Stardust 1.0: The first rocket to run on biofuel
Part of: GS Prelims and GS- III – Sci & Tech
- On January 31, Stardust 1.0 was launched from Loring Commerce Centre in Maine, US, a former military base.
- It became the first commercial space launch powered by biofuel, which is non-toxic for the environment as opposed to traditionally used rocket fuel.
- Stardust 1.0 is a launch vehicle suited for student and budget payloads.
- The rocket is 20 feet tall and has a mass of roughly 250 kg.
- The rocket can carry a maximum payload mass of 8 kg.
- These rockets will help to launch small satellites called cubesats into space in a way that is relatively cheaper than using traditional rocket fuel and is less toxic for the environment.
Important value additions
- Biofuels are obtained from biomass, which can be converted directly into liquid fuels that can be used as transportation fuels.
- The two most common kinds of biofuels in use today are ethanol and biodiesel.
- They both represent the first generation of biofuel technology.
- Ethanol is renewable and made from different kinds of plant materials.
- Biodiesel is produced by combining alcohol with new and used vegetable oils, animal fats, or recycled cooking grease.
Do you know?
- Other companies are working towards making access to space easier.
- One of them is Amazon founder Jeff Bezos’s Space Company called Blue Origin.
- Last year in October, the company tested a rocket system called New Shephard.

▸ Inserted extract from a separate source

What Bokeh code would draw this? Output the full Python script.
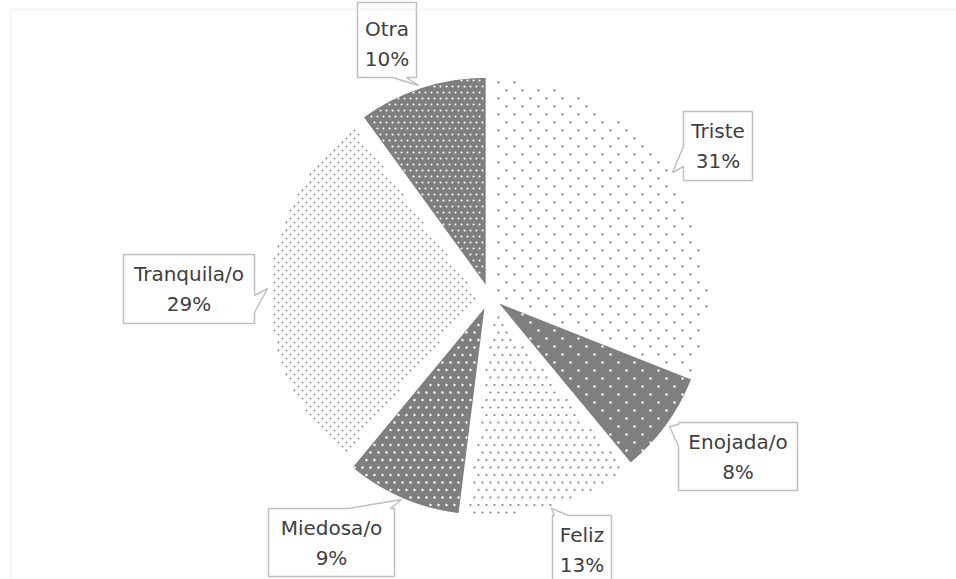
import numpy as np
from bokeh.plotting import figure
from bokeh.models import Range1d, BoxAnnotation
from bokeh.core.properties import value
from bokeh.embed import file_html
from bokeh.resources import INLINE

# ---- data ----
categories = ["Triste", "Enojada/o", "Feliz", "Miedosa/o", "Tranquila/o", "Otra"]
percent = [31, 8, 13, 9, 29, 10]

# ---- layout / styles (screen pixels, y measured from the top) ----
W, H = 956, 579
def Y(sy):
    return H - sy

CX, CY = 489, 296
radius = [219, 210, 210, 210, 210, 210]
explode = [0, 9, 10, 10, 10, 10]
fills = ["white", "#7f7f7f", "white", "#7f7f7f", "white", "#7f7f7f"]
# dot texture: (column spacing, row spacing, row stagger, dot size, colour)
texture = [
    (16, 8, 8, 2.3, "#858585"),
    (16, 8, 8, 2.4, "white"),
    (8, 7.5, 4, 2.2, "#858585"),
    (8, 7.5, 4, 2.4, "white"),
    (8, 4, 4, 2.0, "#888888"),
    (6, 6, 3, 2.1, "white"),
]
# callout boxes: (x0, y0, x1, y1, tail side, tail a, tail b, tip x, tip y)
callouts = [
    (683, 111, 752, 180, "left", 146, 166, 672, 172),
    (678, 422, 797, 490, "left", 424, 446, 669, 426),
    (552, 515, 611, 600, "top", 554, 568, 551, 508),
    (268, 508, 394, 576, "top", 348, 390, 401, 499),
    (123, 254, 254, 323, "right", 295, 312, 267, 288),
    (357, 2, 416, 77, "bottom", 392, 406, 418, 85),
]
FONT = value("DejaVu Sans")
FONT_SIZE = "20px"
TEXT_COLOR = "#404040"

p = figure(width=W, height=H, output_backend="svg", toolbar_location=None,
           x_range=Range1d(0, W), y_range=Range1d(0, H),
           x_axis_type=None, y_axis_type=None, min_border=0)
p.grid.visible = False
p.outline_line_color = None
p.background_fill_color = "white"
p.border_fill_color = "white"

# chart area border
p.add_layout(BoxAnnotation(left=10.3, right=1200, top=Y(9), bottom=-200,
                           fill_alpha=0, line_color="#d9d9d9", line_width=2))

vals = np.array(percent, dtype=float)
cum = np.cumsum(vals) / vals.sum() * 2 * np.pi      # clockwise from 12 o'clock
prev = np.concatenate([[0.0], cum[:-1]])

for i in range(len(categories)):
    th0, th1 = prev[i], cum[i]
    thm = (th0 + th1) / 2
    tx = CX + explode[i] * np.sin(thm)          # screen coords of slice tip
    ty = CY - explode[i] * np.cos(thm)
    r = radius[i]
    p.wedge(x=[tx], y=[Y(ty)], radius=r, radius_units="screen",
            start_angle=[np.pi / 2 - th0], end_angle=[np.pi / 2 - th1],
            direction="clock", fill_color=fills[i],
            line_color="white", line_width=1.5)

    # dotted fill pattern, anchored to a page grid, kept inside the slice
    cs, rs, st, sz, col = texture[i]
    rows = np.arange(0, H + rs, rs)
    gx, gy = [], []
    for k, yy in enumerate(rows):
        off = (k % 2) * st
        xs = np.arange(off + 2, W, cs)
        gx.append(xs)
        gy.append(np.full(xs.shape, yy + 2))
    gx = np.concatenate(gx)
    gy = np.concatenate(gy)
    dx, dy = gx - tx, gy - ty
    rho = np.hypot(dx, dy)
    th = np.mod(np.arctan2(dx, -dy), 2 * np.pi)
    m = 2.0 / np.maximum(rho, 1)
    keep = (rho < r - 1.5) & (th > th0 + m) & (th < th1 - m)
    p.scatter(gx[keep], Y(gy[keep]), size=sz, marker="circle",
              fill_color=col, line_color=None)


def callout_poly(x0, y0, x1, y1, side, a, b, tx, ty):
    pts = [(x0, y0)]
    if side == "top":
        pts += [(a, y0), (tx, ty), (b, y0)]
    pts += [(x1, y0)]
    if side == "right":
        pts += [(x1, a), (tx, ty), (x1, b)]
    pts += [(x1, y1)]
    if side == "bottom":
        pts += [(b, y1), (tx, ty), (a, y1)]
    pts += [(x0, y1)]
    if side == "left":
        pts += [(x0, b), (tx, ty), (x0, a)]
    return [q[0] for q in pts], [Y(q[1]) for q in pts]


for i, c in enumerate(callouts):
    x0, y0, x1, y1 = c[:4]
    xs, ys = callout_poly(*c)
    p.patch(xs, ys, fill_color="white", line_color="#bfbfbf", line_width=1.5)
    xc = (x0 + x1) / 2
    ytop = max(y0, 9)
    p.text(x=[xc], y=[Y(ytop + 19)], text=[categories[i]], text_font=FONT,
           text_font_size=FONT_SIZE, text_color=TEXT_COLOR, text_align="center",
           text_baseline="middle")
    p.text(x=[xc], y=[Y(ytop + 49)], text=[f"{percent[i]}%"], text_font=FONT,
           text_font_size=FONT_SIZE, text_color=TEXT_COLOR, text_align="center",
           text_baseline="middle")

open("out.html", "w").write(file_html(p, INLINE))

- The rocket system is meant to take tourists to space eventually and offers flights to space over 100 km above Earth and accommodation for payloads.
- Such efforts are a part of a growing number of commercial space companies that are working to provide easier and cheaper access to space to laypeople and also to make access to space cost-effective for purposes of academic research, corporate technology development, and entrepreneurial ventures among others.